* _Input_:

════════

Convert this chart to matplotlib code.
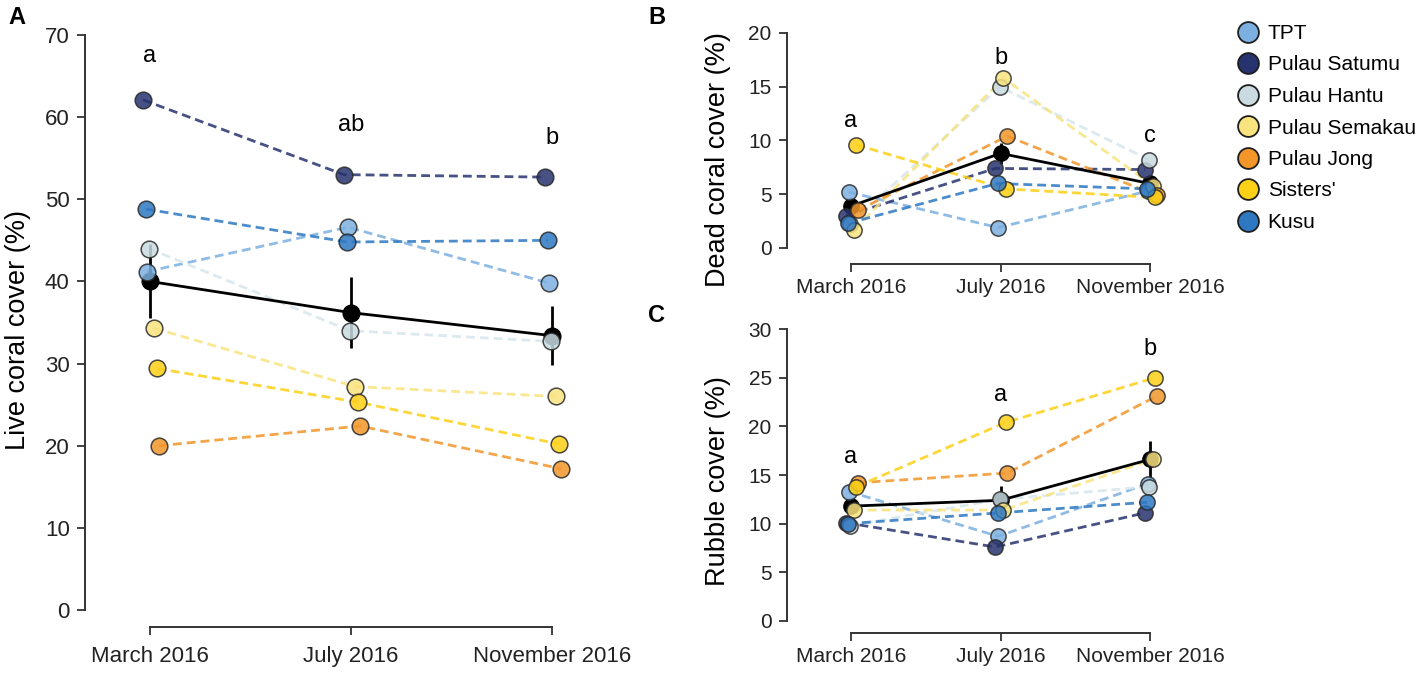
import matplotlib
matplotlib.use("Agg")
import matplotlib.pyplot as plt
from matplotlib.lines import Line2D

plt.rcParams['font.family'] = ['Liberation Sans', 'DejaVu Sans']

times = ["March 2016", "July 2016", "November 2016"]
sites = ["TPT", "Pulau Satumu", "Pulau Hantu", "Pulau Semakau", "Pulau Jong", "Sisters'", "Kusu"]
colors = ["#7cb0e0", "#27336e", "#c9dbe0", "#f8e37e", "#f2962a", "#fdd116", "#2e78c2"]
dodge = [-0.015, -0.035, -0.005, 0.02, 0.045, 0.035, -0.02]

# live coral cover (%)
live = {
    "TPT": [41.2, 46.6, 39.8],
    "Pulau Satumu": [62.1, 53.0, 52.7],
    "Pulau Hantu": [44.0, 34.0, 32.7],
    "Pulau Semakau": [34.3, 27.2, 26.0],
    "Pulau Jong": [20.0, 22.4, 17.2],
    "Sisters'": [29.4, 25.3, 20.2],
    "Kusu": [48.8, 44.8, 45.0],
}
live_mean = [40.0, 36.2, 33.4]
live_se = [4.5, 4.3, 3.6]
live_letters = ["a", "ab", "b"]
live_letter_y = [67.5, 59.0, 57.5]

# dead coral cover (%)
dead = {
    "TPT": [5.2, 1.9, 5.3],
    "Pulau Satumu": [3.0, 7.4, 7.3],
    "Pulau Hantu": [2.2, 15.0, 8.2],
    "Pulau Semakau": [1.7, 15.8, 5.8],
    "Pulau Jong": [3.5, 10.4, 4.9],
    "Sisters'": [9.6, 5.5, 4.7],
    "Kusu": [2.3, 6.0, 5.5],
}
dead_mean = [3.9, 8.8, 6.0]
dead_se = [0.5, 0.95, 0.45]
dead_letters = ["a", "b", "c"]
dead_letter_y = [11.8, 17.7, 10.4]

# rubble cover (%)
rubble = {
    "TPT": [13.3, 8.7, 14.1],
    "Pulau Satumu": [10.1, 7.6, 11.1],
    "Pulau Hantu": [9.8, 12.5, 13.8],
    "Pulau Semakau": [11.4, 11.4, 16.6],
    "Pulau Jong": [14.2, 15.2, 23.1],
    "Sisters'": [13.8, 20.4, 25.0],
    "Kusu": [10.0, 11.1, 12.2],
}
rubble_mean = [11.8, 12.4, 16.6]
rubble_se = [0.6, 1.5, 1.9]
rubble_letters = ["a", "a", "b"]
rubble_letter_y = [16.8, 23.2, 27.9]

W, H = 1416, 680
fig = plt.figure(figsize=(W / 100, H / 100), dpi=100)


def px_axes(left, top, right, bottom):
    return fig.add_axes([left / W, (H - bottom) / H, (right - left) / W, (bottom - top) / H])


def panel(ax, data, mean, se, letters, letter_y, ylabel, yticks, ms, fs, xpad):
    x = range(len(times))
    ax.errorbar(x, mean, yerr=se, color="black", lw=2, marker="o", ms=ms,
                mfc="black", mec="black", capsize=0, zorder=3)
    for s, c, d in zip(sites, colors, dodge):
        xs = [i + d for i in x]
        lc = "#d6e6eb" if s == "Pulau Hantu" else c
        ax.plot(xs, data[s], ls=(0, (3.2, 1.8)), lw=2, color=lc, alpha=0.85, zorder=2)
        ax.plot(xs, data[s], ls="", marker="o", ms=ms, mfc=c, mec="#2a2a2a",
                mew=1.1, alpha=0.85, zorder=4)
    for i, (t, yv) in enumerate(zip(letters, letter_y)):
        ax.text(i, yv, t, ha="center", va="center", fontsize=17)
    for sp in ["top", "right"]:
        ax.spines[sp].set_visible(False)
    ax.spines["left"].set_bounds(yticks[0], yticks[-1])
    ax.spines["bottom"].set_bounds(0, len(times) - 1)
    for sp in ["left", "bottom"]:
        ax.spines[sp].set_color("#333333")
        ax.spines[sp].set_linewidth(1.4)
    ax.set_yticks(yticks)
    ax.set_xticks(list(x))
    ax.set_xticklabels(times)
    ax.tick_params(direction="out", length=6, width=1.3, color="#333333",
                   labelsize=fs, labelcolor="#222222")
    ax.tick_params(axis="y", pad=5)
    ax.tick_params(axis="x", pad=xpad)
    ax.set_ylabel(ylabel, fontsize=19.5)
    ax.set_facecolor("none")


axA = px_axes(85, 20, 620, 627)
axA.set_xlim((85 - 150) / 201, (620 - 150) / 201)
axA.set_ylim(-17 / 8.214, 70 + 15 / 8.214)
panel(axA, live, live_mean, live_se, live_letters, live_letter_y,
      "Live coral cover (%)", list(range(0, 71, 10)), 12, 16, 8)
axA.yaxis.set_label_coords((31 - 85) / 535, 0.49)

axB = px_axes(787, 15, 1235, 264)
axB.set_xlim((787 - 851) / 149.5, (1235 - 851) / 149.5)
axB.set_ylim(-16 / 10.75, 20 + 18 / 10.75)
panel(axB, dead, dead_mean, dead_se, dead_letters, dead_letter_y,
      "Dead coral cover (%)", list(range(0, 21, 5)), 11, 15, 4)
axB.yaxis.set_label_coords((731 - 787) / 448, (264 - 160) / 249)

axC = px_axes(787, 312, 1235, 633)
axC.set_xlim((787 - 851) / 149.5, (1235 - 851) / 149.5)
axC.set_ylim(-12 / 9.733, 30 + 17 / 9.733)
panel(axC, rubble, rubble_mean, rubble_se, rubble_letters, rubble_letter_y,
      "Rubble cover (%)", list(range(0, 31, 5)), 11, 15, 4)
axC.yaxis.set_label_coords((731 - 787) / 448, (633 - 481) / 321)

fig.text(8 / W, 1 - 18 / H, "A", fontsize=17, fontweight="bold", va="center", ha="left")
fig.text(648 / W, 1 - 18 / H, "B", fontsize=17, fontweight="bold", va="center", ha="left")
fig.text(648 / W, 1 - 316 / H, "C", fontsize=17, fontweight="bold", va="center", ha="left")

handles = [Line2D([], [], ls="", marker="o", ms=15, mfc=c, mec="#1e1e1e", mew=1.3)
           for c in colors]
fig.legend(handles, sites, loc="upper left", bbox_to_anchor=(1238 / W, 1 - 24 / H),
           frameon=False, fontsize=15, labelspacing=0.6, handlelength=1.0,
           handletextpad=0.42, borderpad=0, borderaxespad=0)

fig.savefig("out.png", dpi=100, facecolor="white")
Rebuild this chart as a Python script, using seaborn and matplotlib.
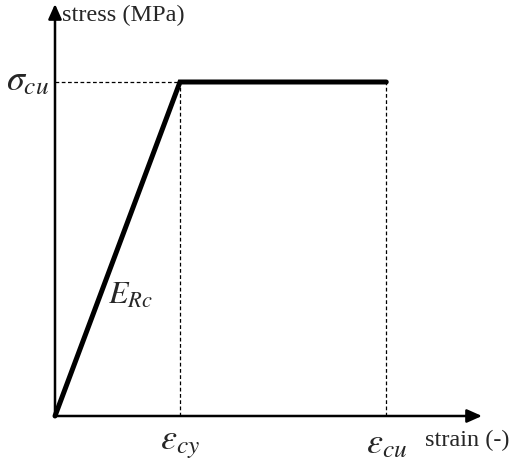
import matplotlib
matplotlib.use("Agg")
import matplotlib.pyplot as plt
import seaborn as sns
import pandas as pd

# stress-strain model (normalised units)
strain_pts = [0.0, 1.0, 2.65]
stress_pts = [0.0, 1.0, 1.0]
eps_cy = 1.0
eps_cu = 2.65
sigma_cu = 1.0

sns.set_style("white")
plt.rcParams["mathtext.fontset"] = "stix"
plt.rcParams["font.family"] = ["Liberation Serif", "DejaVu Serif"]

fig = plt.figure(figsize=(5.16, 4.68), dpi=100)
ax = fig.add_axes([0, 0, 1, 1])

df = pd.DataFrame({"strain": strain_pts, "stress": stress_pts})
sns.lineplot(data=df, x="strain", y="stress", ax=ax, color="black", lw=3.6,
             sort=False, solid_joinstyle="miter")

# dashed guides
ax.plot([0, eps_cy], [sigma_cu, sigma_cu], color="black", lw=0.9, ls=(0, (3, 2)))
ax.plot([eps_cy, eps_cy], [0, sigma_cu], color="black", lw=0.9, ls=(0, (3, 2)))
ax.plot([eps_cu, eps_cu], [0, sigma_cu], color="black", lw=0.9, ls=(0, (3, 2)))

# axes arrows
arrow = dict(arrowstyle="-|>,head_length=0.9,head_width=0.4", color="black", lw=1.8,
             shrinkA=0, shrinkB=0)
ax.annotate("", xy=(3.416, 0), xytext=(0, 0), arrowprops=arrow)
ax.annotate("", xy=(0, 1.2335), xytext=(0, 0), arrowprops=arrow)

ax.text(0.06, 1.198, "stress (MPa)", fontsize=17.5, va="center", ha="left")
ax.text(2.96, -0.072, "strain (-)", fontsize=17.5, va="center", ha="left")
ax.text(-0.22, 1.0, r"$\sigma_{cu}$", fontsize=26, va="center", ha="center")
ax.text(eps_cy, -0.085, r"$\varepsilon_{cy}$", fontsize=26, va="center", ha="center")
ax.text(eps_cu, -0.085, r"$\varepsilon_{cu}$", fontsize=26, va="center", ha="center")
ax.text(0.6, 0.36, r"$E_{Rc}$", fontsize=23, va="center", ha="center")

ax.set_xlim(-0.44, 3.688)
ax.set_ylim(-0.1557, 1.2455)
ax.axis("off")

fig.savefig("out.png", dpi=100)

════════

Without the pictures, write out the lines from the beginning of the entries through the line with "dodge = [-0.015, -0.035, -0.005, 0.02, 0.045, 0.035, -0.02]".

Convert this chart to matplotlib code.
import matplotlib
matplotlib.use("Agg")
import matplotlib.pyplot as plt
from matplotlib.lines import Line2D

plt.rcParams['font.family'] = ['Liberation Sans', 'DejaVu Sans']

times = ["March 2016", "July 2016", "November 2016"]
sites = ["TPT", "Pulau Satumu", "Pulau Hantu", "Pulau Semakau", "Pulau Jong", "Sisters'", "Kusu"]
colors = ["#7cb0e0", "#27336e", "#c9dbe0", "#f8e37e", "#f2962a", "#fdd116", "#2e78c2"]
dodge = [-0.015, -0.035, -0.005, 0.02, 0.045, 0.035, -0.02]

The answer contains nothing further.